Question: What is the primary distinction between LDA and QDA?

Answer: The primary distinction is in the assumption about the covariance matrices. LDA assumes that all classes share the same covariance matrix, leading to a linear decision boundary. QDA allows each class to have its own covariance matrix, leading to a quadratic decision boundary.

Question: Explain the concept of link function in GLMs.

Answer: The link function in GLMs describes the relationship between the systematic component (linear combination of predictors) and the expected value of the response variable. It allows for non-linear relationships between the predictors and the response.

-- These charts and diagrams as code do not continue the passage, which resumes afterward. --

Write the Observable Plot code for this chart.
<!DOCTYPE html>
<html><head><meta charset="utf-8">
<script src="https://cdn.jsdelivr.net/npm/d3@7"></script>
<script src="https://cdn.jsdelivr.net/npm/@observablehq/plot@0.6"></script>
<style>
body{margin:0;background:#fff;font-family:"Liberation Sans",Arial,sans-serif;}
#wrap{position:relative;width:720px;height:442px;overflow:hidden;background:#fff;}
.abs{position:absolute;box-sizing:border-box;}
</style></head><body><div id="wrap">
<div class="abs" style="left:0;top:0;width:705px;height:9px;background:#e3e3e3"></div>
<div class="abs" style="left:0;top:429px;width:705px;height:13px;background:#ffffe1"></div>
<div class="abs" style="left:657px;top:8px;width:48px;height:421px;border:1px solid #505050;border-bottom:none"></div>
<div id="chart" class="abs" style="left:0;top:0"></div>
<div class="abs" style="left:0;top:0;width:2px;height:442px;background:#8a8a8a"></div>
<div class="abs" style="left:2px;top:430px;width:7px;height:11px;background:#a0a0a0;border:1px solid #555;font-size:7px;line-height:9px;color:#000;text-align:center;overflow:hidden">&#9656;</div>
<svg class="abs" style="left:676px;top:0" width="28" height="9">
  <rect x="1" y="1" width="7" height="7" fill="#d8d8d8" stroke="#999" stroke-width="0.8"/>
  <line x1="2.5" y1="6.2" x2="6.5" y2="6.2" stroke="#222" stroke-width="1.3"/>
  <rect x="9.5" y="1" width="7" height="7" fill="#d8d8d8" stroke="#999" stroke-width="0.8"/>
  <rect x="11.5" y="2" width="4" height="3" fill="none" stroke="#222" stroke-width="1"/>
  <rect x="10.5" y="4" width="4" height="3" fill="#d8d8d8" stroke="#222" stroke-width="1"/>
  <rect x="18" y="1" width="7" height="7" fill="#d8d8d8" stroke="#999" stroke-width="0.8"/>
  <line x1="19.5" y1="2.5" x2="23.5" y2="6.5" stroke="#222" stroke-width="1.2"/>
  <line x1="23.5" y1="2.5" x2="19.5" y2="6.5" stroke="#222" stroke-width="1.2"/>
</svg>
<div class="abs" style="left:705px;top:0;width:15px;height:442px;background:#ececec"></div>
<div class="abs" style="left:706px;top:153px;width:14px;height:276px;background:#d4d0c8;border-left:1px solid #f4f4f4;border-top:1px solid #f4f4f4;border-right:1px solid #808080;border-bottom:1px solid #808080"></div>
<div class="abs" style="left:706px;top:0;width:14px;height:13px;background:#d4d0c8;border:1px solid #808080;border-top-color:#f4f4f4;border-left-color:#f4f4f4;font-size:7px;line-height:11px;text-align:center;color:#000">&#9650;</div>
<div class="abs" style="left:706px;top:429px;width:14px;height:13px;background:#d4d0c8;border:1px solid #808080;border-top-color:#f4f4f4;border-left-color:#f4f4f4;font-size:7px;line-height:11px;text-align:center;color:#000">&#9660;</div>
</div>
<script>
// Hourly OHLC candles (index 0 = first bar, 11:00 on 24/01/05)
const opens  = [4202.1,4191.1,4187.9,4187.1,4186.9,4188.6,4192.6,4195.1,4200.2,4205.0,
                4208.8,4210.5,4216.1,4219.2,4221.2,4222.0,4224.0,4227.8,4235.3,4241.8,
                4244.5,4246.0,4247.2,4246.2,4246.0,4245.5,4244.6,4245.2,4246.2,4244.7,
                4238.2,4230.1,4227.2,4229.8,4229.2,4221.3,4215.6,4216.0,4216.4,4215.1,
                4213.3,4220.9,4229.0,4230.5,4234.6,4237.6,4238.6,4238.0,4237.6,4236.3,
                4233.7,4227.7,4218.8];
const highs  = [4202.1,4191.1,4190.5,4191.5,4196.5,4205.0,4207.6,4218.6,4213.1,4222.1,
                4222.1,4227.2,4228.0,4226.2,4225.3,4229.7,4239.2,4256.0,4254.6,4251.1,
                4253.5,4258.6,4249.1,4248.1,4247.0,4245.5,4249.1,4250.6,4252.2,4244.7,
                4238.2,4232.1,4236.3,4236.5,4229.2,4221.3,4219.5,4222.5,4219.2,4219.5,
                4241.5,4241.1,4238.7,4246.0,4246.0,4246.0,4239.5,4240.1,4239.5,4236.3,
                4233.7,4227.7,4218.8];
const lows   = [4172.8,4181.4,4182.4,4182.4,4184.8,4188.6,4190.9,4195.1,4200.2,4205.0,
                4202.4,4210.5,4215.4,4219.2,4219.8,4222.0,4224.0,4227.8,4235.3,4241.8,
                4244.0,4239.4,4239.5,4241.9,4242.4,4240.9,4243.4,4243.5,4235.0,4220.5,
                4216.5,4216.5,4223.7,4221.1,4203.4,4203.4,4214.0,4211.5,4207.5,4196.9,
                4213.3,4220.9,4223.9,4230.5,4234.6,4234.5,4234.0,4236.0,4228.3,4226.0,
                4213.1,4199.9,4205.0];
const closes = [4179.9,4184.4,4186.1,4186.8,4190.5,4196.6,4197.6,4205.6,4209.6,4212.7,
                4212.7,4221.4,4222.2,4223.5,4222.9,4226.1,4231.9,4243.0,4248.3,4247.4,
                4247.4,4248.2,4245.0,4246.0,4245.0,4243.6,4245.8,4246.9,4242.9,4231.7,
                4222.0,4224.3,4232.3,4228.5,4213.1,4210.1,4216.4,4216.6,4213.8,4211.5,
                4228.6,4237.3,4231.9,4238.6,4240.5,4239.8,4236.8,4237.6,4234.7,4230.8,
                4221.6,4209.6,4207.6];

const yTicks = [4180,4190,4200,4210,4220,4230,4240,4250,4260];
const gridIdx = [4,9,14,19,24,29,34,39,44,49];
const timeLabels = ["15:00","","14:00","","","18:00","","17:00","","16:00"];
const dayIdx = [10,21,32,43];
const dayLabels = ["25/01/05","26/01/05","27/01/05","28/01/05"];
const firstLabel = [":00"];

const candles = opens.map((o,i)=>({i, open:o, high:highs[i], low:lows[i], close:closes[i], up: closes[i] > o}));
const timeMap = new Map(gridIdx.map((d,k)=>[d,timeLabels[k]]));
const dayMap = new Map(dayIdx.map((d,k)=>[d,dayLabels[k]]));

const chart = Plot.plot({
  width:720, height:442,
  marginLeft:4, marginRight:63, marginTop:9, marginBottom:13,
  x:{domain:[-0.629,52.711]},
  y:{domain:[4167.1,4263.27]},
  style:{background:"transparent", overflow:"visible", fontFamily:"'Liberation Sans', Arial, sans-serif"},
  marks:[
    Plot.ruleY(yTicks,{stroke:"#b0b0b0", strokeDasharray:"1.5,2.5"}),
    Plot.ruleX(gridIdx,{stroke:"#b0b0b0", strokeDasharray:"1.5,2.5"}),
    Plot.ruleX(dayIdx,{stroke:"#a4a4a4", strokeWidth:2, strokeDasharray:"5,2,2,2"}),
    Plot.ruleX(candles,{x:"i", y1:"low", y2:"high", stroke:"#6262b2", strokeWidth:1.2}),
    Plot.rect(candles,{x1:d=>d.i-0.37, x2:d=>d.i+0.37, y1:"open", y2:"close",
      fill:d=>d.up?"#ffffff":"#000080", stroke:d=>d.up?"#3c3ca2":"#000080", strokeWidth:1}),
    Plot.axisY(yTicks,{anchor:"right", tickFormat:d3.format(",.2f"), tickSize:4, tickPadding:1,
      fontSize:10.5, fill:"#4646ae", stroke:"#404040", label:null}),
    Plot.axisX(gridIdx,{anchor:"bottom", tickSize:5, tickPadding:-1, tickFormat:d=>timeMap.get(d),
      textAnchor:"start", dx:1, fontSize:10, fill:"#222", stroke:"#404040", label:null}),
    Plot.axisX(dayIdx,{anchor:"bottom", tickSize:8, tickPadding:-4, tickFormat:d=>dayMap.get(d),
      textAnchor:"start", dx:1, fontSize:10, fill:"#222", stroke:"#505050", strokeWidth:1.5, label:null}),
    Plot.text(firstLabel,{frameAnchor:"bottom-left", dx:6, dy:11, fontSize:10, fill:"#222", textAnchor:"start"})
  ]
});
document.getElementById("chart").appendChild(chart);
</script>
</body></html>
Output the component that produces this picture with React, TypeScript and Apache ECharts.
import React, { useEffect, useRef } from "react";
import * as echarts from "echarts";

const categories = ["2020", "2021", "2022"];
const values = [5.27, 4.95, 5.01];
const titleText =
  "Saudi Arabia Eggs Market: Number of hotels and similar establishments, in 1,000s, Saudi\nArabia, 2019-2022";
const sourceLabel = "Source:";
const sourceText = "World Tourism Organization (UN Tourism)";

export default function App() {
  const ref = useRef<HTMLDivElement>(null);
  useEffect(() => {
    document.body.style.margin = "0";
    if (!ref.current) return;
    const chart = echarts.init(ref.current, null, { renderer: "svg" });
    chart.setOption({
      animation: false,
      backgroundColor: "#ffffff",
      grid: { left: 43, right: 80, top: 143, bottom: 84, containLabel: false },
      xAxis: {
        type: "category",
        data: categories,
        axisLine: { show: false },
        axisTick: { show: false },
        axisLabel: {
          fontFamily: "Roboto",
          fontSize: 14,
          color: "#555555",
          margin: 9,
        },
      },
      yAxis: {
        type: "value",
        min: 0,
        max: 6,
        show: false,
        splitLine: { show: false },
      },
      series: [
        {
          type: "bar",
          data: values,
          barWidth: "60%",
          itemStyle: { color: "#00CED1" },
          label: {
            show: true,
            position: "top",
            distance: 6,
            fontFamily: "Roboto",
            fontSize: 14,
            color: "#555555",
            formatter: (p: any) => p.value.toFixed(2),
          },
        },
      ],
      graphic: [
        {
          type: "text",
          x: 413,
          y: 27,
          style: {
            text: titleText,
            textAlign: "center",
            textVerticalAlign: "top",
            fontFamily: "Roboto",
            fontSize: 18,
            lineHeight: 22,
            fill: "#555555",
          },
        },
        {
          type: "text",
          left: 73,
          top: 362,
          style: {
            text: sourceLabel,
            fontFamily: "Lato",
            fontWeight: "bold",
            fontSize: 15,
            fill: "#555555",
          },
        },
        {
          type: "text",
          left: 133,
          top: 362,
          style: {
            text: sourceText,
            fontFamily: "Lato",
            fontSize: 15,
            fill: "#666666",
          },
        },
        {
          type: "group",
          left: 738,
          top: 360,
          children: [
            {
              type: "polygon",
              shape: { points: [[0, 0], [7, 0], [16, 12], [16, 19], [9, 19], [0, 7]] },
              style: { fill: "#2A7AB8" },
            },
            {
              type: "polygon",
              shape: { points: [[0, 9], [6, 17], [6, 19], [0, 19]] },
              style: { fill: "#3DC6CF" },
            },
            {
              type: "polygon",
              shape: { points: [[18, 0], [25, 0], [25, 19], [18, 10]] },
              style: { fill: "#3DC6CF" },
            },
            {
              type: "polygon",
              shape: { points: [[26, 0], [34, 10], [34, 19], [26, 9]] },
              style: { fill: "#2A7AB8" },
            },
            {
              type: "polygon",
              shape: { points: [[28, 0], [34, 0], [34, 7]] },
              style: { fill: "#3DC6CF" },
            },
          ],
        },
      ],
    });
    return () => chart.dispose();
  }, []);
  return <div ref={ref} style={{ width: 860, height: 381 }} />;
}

Question: Generative vs. Discriminative models: which typically requires more data for training and why?

Answer: Discriminative models, like logistic regression, typically require more data than generative models, like Naive Bayes or LDA. This is because discriminative models focus on modeling the decision boundary between classes directly, often requiring more examples to accurately capture these boundaries, whereas generative models focus on modeling how each class data is generated.

Question: What assumptions are made when using LDA for classification?

Answer: LDA assumes that the predictor variables are normally distributed, that each class has the same covariance matrix, and that the samples are IID (independent and identically distributed).

Question: In the context of GLMs, what is meant by "overdispersion", and how can it be addressed?

Answer: Overdispersion occurs when the observed variance in the data is higher than what the model predicts, often seen in models like Poisson regression. It can be addressed by using a different distribution (like negative binomial) or by introducing additional variance components.